Dit jaar zullen de volgende thema’s besproken worden: nu dus allereerst: transfiguratie. In februari: De openbaring van Johannes. Maart: De driebond van licht. April: Het evangelie van Johannes. Mei: Oosterse wijsheid. Juni: Hart, hoofd en handen. Juli: Zeven stemmen spreken. Augustus: Brieven. September: Het Gouden Rozenkruis. Oktober: Het zegel der vernieuwing. November: Het levende woord. En december: Gnostieke magie. Iedere week zal een korte tekst uitgesproken worden en een daarbij behorende beschouwing.
Hiermee komen we op het thema voor deze maand: transfiguratie.
De wereld verandert, de mens verandert, zovele veranderingen zetten zich in onze samenleving door. Wat brengen ze? Waarheen bewegen ze? Verandering is wereldwet. Al wat leeft, moet veranderen. Je ziet in de natuur hoe de ene vorm overgaat in de ander: de zomer in de herfst, water in ijs, bladeren in compost. Het is de verandering van de herhaling. Na de lente zal de zomer weer komen, ijs smelt en bomen krijgen nieuwe bladeren.
Er is een verandering waarbij geen herhaling optreedt. Een verandering die werkelijk vernieuwend is. Eerder zou je kunnen spreken van een verwisseling, zoals een rups in de stilte van de cocon tot vlinder wordt. Maar ook vlinders moeten sterven. Er is een verandering die de herhaling en het sterven overstijgt. Dat is transfiguratie.
Het is mensen gegeven te transfigureren. Alles in de wereld heeft een goddelijke gave ontvangen. Mensen een bewustzijnsvonk. Je kan het hartbewustzijn openen voor de wereld van het licht, voor de universele lichtbroederschap, voor Christus, het goddelijke licht, de hoge, zuivere licht-energie die het al doordringt.
Licht bezit informatie, inzichten, wijsheid.
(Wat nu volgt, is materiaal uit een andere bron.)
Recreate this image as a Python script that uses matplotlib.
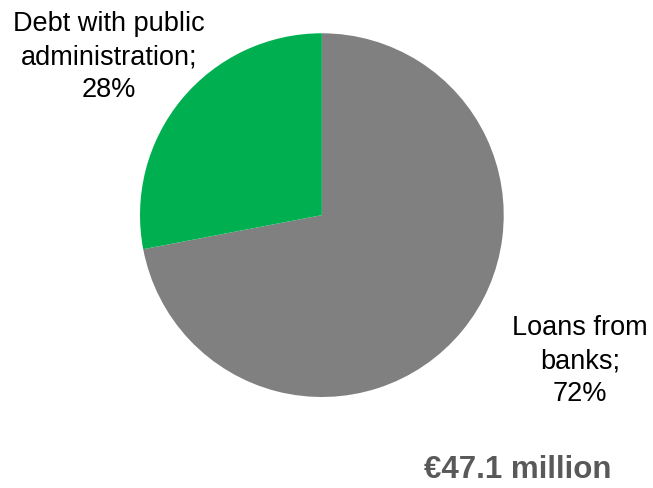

Je ontdekt dat die wijsheid niet alleen diep naar binnen gaat, ze komt ook uit de diepte van het hart naar omhoog, van diep van binnen waar de bewustzijnsvonk van goddelijke wijsheid verborgen ligt.
Je wordt je bewust van een nieuwe wijze van leven. Een werkelijke bevrijdende nieuwe levenswijze. Uit de bewustzijnsvonk staat een nieuwe wezenheid op, een lichtmens die naast jou komt staan in je leven. Luisterend naar dat licht, ga je er in op, je vervangt oude gedachtebeelden, zet gevoelens op hun plaats, je handelt naar wat het licht je ingeeft, je wordt je deel van dat licht zelf. Je verandert, niet in herhaling maar mee opgaand in de vreugde van eeuwige wording.
Trans figura, iets trekt door je persoonlijkheid heen als een fluïde, waardoor ‘het volkomen vervangen van de sterfelijke, afgescheiden, aardgeboren mens door de oorspronkelijke, onsterfelijke, ware Geest-mens’, mogelijk wordt. Je bevrijdt je van je beperkte ik en van alle onrust in de wereld. Tot aan de uiterste grenzen van een zeer merkwaardig kunnen zet zich de transfiguratie door, zodat door een machtig vuur gedreven, het vlammenlichaam van de zielemens vrijkomt.(…) Iedere ziel zal in het Christusveld opstaan; iedere ziel heeft deel aan de opstanding Christi.’ Je spreidt je vleugels van de geest, je leeft je bestemming.
Reeds miljoenen jaren doolt de stoffelijke mensheid in dit aardeveld rond. Reeds vele miljoenen jaren is de mensheid doende door het nadir van stoffelijkheid heen te breken en zo haar involutiegang om te zetten in een evolutiegang, ten einde haar reis naar het Vaderhuis eindelijk te kunnen vervolgen. Reeds miljoenen jaren wordt door goddelijke entiteiten gepoogd, de mensheid te bewegen het verstandelijke bewustzijn, dat organisch in haar aanwezig is, tot volle ontplooiing te doen brengen en het te gebruiken om haar hoge roeping te vervullen, namelijk de transfiguratie te bewerkstelligen.
Er wordt in de school een wezenlijk onderscheid gemaakt tussen inwijding vroeger en inwijding nu, tussen inwijding voor de christelijke jaartelling en daarna. Voor de mens, geboren voor de aanvang van de christelijke jaartelling, bestond de mogelijkheid, de zielewedergeboorte te realiseren. De mens, geboren in de periode van de christelijke jaartelling, werd en wordt in staat gesteld de transfiguratie te voltrekken, dat wil zeggen: de geestzielemens tot aanzijn te roepen. Die transfiguratie kan door allen volvoerd worden, omdat zij beschikken over het verstand. Het verstand stelt de mens in staat een gnosticus te worden, dat wil zeggen: een mens die kennis bezit aangaande zijn ware bestemming, een wetende.